Exercise description: Starting with the first line of the data below, copy each line up to and including the one containing "(title) at (1485,179)". Pictures stay out.

Given information:
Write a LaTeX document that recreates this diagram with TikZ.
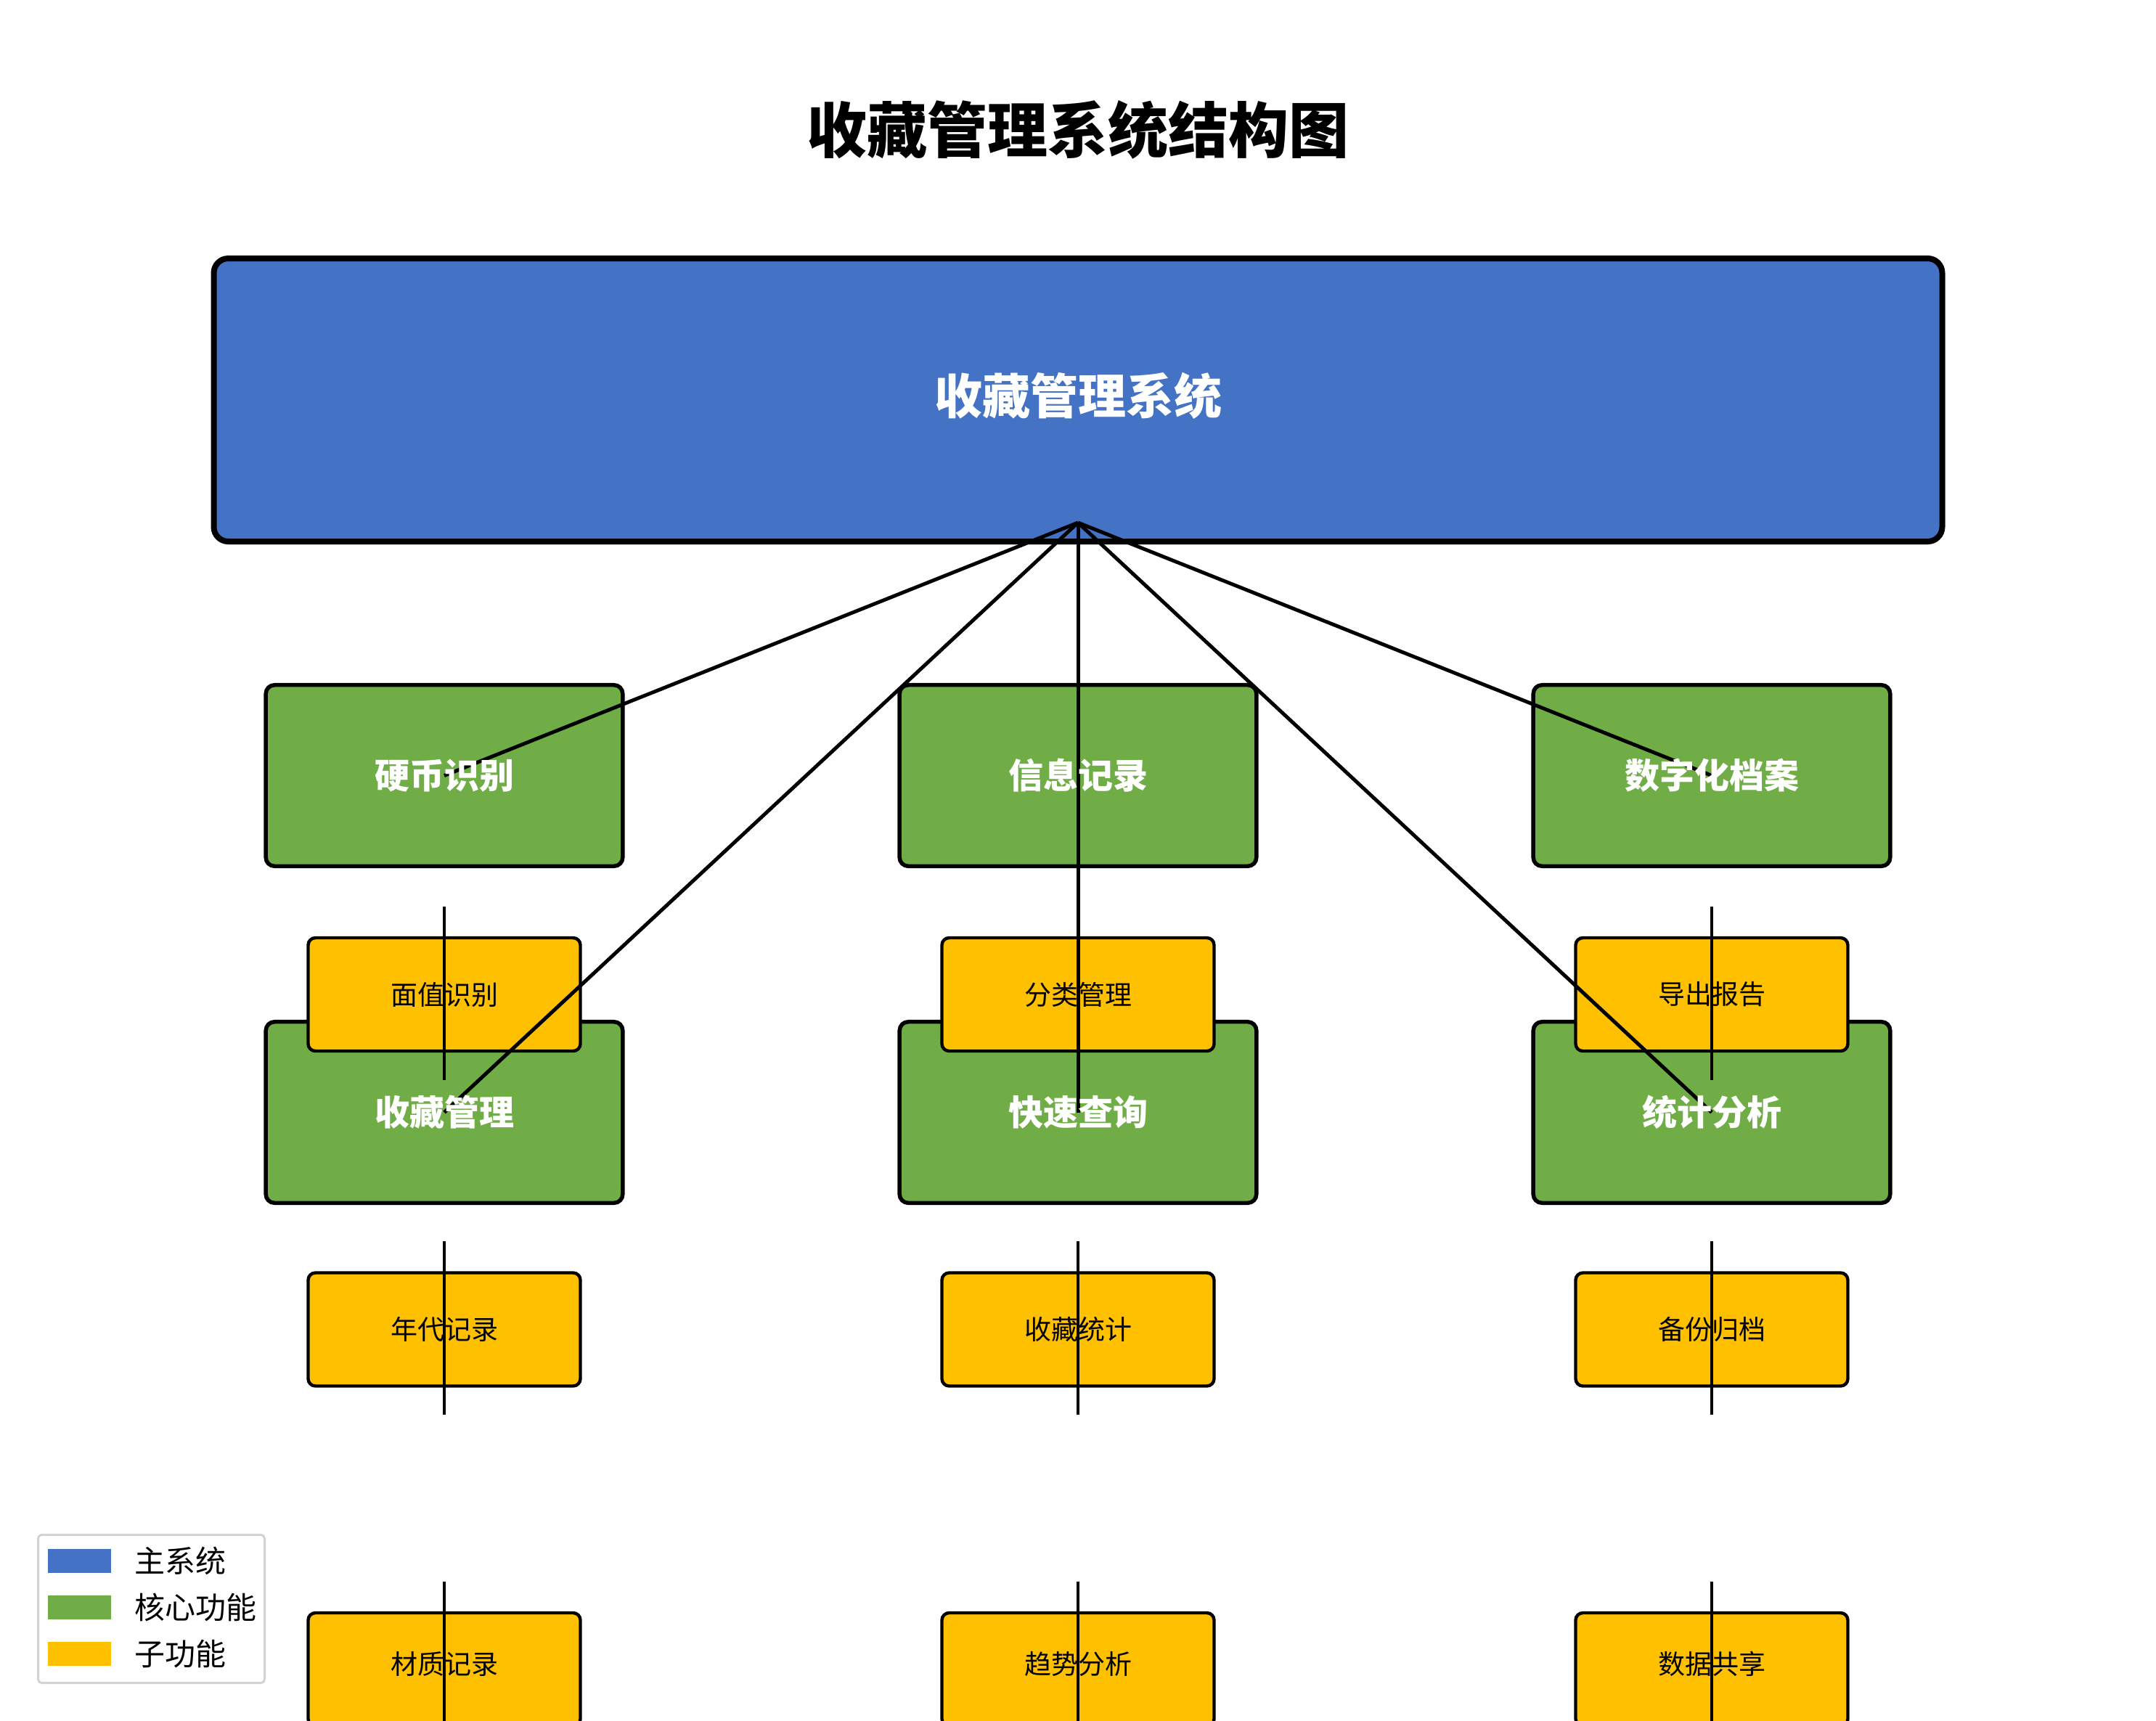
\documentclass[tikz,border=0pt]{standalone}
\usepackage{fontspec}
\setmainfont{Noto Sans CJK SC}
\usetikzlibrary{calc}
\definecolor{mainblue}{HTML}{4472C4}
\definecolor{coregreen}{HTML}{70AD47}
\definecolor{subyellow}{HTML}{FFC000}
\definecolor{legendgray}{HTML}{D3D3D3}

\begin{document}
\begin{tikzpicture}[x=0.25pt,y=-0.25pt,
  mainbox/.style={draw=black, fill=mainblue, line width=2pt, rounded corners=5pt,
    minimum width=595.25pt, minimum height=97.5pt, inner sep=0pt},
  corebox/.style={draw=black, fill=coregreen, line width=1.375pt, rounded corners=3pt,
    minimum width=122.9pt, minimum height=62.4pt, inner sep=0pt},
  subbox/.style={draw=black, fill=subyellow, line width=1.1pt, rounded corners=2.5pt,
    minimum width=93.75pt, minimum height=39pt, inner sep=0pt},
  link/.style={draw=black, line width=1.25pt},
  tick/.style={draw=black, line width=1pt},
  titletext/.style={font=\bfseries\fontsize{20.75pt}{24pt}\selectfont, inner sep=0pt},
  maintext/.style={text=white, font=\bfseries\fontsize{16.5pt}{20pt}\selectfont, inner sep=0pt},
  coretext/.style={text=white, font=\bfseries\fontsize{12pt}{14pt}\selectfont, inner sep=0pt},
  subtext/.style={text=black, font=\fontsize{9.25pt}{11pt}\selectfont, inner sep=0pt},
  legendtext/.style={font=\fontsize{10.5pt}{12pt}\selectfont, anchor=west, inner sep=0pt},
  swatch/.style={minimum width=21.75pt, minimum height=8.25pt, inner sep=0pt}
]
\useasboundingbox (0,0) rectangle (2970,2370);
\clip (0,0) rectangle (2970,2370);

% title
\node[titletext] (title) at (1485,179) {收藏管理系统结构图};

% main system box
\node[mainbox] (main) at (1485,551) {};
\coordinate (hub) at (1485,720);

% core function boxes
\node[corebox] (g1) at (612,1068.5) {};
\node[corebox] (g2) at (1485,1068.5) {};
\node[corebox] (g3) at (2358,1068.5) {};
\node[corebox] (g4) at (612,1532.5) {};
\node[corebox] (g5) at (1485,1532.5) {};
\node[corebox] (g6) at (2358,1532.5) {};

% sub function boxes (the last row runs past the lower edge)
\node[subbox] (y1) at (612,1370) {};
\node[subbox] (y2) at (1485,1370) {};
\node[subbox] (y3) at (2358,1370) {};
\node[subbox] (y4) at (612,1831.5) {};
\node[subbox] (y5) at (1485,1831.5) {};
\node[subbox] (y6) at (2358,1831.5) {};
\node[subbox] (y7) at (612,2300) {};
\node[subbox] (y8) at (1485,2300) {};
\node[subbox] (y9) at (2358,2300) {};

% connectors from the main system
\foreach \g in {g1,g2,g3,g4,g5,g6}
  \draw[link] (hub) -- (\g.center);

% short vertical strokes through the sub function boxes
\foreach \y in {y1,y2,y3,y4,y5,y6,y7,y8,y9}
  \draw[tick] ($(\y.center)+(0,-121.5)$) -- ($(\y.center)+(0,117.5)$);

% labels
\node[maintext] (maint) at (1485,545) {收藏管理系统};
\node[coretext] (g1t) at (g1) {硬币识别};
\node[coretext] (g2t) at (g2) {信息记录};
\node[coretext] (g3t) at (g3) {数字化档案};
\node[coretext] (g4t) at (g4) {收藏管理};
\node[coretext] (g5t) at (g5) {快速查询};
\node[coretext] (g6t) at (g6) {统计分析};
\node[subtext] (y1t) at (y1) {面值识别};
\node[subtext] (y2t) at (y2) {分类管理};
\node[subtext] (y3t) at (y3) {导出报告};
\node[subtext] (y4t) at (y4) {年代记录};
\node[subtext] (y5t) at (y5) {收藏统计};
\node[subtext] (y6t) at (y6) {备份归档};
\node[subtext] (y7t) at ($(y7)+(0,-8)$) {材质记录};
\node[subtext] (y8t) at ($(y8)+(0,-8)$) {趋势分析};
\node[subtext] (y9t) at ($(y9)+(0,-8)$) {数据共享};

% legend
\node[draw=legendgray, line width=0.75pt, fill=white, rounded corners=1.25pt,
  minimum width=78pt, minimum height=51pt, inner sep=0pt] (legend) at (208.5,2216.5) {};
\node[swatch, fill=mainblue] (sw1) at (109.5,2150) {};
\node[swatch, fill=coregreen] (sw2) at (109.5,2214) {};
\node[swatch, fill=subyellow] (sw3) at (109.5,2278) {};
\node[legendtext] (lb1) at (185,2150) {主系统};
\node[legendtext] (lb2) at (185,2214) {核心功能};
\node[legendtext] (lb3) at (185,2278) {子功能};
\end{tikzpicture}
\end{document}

Task solution:
Write a LaTeX document that recreates this diagram with TikZ.
\documentclass[tikz,border=0pt]{standalone}
\usepackage{fontspec}
\setmainfont{Noto Sans CJK SC}
\usetikzlibrary{calc}
\definecolor{mainblue}{HTML}{4472C4}
\definecolor{coregreen}{HTML}{70AD47}
\definecolor{subyellow}{HTML}{FFC000}
\definecolor{legendgray}{HTML}{D3D3D3}

\begin{document}
\begin{tikzpicture}[x=0.25pt,y=-0.25pt,
  mainbox/.style={draw=black, fill=mainblue, line width=2pt, rounded corners=5pt,
    minimum width=595.25pt, minimum height=97.5pt, inner sep=0pt},
  corebox/.style={draw=black, fill=coregreen, line width=1.375pt, rounded corners=3pt,
    minimum width=122.9pt, minimum height=62.4pt, inner sep=0pt},
  subbox/.style={draw=black, fill=subyellow, line width=1.1pt, rounded corners=2.5pt,
    minimum width=93.75pt, minimum height=39pt, inner sep=0pt},
  link/.style={draw=black, line width=1.25pt},
  tick/.style={draw=black, line width=1pt},
  titletext/.style={font=\bfseries\fontsize{20.75pt}{24pt}\selectfont, inner sep=0pt},
  maintext/.style={text=white, font=\bfseries\fontsize{16.5pt}{20pt}\selectfont, inner sep=0pt},
  coretext/.style={text=white, font=\bfseries\fontsize{12pt}{14pt}\selectfont, inner sep=0pt},
  subtext/.style={text=black, font=\fontsize{9.25pt}{11pt}\selectfont, inner sep=0pt},
  legendtext/.style={font=\fontsize{10.5pt}{12pt}\selectfont, anchor=west, inner sep=0pt},
  swatch/.style={minimum width=21.75pt, minimum height=8.25pt, inner sep=0pt}
]
\useasboundingbox (0,0) rectangle (2970,2370);
\clip (0,0) rectangle (2970,2370);

% title
\node[titletext] (title) at (1485,179) {收藏管理系统结构图};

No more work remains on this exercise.